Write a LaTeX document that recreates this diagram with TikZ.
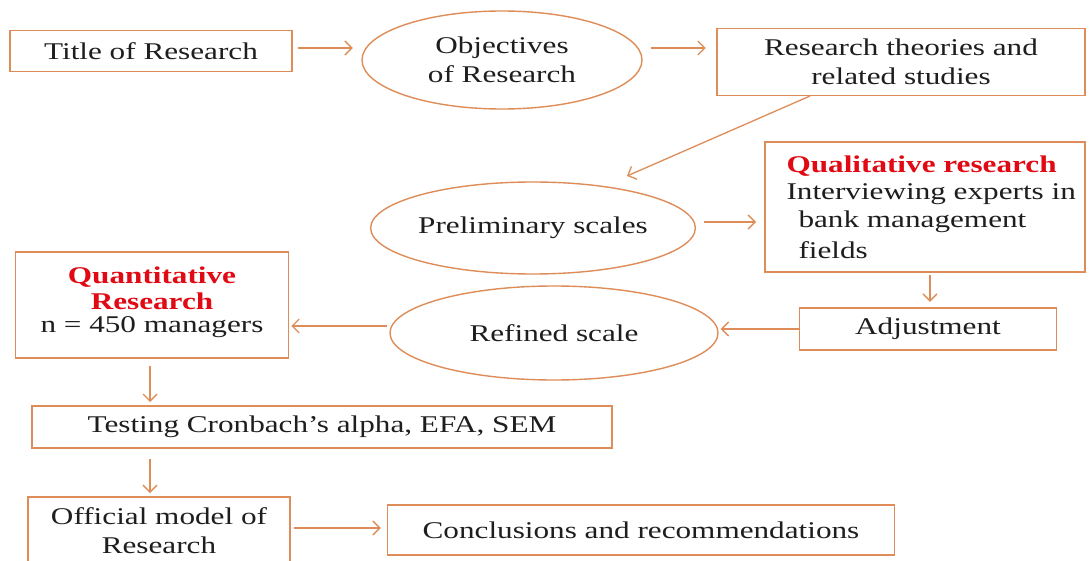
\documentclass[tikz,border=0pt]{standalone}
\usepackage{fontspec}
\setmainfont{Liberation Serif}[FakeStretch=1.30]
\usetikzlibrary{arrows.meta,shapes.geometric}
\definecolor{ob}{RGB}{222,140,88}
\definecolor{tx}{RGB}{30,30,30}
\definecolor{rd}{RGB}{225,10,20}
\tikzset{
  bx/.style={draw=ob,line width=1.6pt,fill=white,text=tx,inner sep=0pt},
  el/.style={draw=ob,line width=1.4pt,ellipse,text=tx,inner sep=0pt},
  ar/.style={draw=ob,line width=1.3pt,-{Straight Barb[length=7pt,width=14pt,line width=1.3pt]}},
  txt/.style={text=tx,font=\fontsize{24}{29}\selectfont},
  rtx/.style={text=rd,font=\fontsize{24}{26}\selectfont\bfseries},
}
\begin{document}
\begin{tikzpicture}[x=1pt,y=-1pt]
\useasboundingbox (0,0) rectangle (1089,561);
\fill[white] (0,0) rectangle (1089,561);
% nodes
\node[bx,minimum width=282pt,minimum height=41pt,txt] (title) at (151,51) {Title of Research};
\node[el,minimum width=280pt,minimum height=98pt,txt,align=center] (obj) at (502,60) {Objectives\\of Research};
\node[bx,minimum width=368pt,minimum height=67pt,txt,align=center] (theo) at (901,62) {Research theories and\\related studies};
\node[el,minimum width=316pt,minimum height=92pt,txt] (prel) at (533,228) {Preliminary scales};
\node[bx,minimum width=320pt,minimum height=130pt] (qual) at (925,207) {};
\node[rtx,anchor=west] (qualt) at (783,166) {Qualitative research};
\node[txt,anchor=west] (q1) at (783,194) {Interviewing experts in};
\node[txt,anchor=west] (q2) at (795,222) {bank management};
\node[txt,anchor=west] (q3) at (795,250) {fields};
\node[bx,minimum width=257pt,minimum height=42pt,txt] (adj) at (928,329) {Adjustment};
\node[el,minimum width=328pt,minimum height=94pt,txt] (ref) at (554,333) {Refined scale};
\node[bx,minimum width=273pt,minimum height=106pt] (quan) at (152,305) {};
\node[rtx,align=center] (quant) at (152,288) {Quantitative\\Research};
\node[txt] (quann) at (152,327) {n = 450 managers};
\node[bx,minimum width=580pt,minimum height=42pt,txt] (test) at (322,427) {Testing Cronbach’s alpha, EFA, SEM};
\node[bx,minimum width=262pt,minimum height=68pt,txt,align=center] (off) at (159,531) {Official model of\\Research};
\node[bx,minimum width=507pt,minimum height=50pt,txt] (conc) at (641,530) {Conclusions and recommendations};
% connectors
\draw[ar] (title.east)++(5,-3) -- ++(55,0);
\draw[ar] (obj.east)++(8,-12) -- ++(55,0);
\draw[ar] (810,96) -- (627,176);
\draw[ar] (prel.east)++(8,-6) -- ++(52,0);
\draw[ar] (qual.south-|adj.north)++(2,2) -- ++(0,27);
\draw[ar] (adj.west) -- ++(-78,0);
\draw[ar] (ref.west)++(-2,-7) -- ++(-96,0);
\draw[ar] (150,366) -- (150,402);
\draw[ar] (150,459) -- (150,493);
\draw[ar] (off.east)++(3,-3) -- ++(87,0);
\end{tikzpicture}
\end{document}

● **Task objective**
Repeat verbatim all the material, but not the pictures.

● **Exercise output**
Write a LaTeX document that recreates this diagram with TikZ.
\documentclass[tikz,border=0pt]{standalone}
\usepackage{fontspec}
\setmainfont{Liberation Serif}[FakeStretch=1.30]
\usetikzlibrary{arrows.meta,shapes.geometric}
\definecolor{ob}{RGB}{222,140,88}
\definecolor{tx}{RGB}{30,30,30}
\definecolor{rd}{RGB}{225,10,20}
\tikzset{
  bx/.style={draw=ob,line width=1.6pt,fill=white,text=tx,inner sep=0pt},
  el/.style={draw=ob,line width=1.4pt,ellipse,text=tx,inner sep=0pt},
  ar/.style={draw=ob,line width=1.3pt,-{Straight Barb[length=7pt,width=14pt,line width=1.3pt]}},
  txt/.style={text=tx,font=\fontsize{24}{29}\selectfont},
  rtx/.style={text=rd,font=\fontsize{24}{26}\selectfont\bfseries},
}
\begin{document}
\begin{tikzpicture}[x=1pt,y=-1pt]
\useasboundingbox (0,0) rectangle (1089,561);
\fill[white] (0,0) rectangle (1089,561);
% nodes
\node[bx,minimum width=282pt,minimum height=41pt,txt] (title) at (151,51) {Title of Research};
\node[el,minimum width=280pt,minimum height=98pt,txt,align=center] (obj) at (502,60) {Objectives\\of Research};
\node[bx,minimum width=368pt,minimum height=67pt,txt,align=center] (theo) at (901,62) {Research theories and\\related studies};
\node[el,minimum width=316pt,minimum height=92pt,txt] (prel) at (533,228) {Preliminary scales};
\node[bx,minimum width=320pt,minimum height=130pt] (qual) at (925,207) {};
\node[rtx,anchor=west] (qualt) at (783,166) {Qualitative research};
\node[txt,anchor=west] (q1) at (783,194) {Interviewing experts in};
\node[txt,anchor=west] (q2) at (795,222) {bank management};
\node[txt,anchor=west] (q3) at (795,250) {fields};
\node[bx,minimum width=257pt,minimum height=42pt,txt] (adj) at (928,329) {Adjustment};
\node[el,minimum width=328pt,minimum height=94pt,txt] (ref) at (554,333) {Refined scale};
\node[bx,minimum width=273pt,minimum height=106pt] (quan) at (152,305) {};
\node[rtx,align=center] (quant) at (152,288) {Quantitative\\Research};
\node[txt] (quann) at (152,327) {n = 450 managers};
\node[bx,minimum width=580pt,minimum height=42pt,txt] (test) at (322,427) {Testing Cronbach’s alpha, EFA, SEM};
\node[bx,minimum width=262pt,minimum height=68pt,txt,align=center] (off) at (159,531) {Official model of\\Research};
\node[bx,minimum width=507pt,minimum height=50pt,txt] (conc) at (641,530) {Conclusions and recommendations};
% connectors
\draw[ar] (title.east)++(5,-3) -- ++(55,0);
\draw[ar] (obj.east)++(8,-12) -- ++(55,0);
\draw[ar] (810,96) -- (627,176);
\draw[ar] (prel.east)++(8,-6) -- ++(52,0);
\draw[ar] (qual.south-|adj.north)++(2,2) -- ++(0,27);
\draw[ar] (adj.west) -- ++(-78,0);
\draw[ar] (ref.west)++(-2,-7) -- ++(-96,0);
\draw[ar] (150,366) -- (150,402);
\draw[ar] (150,459) -- (150,493);
\draw[ar] (off.east)++(3,-3) -- ++(87,0);
\end{tikzpicture}
\end{document}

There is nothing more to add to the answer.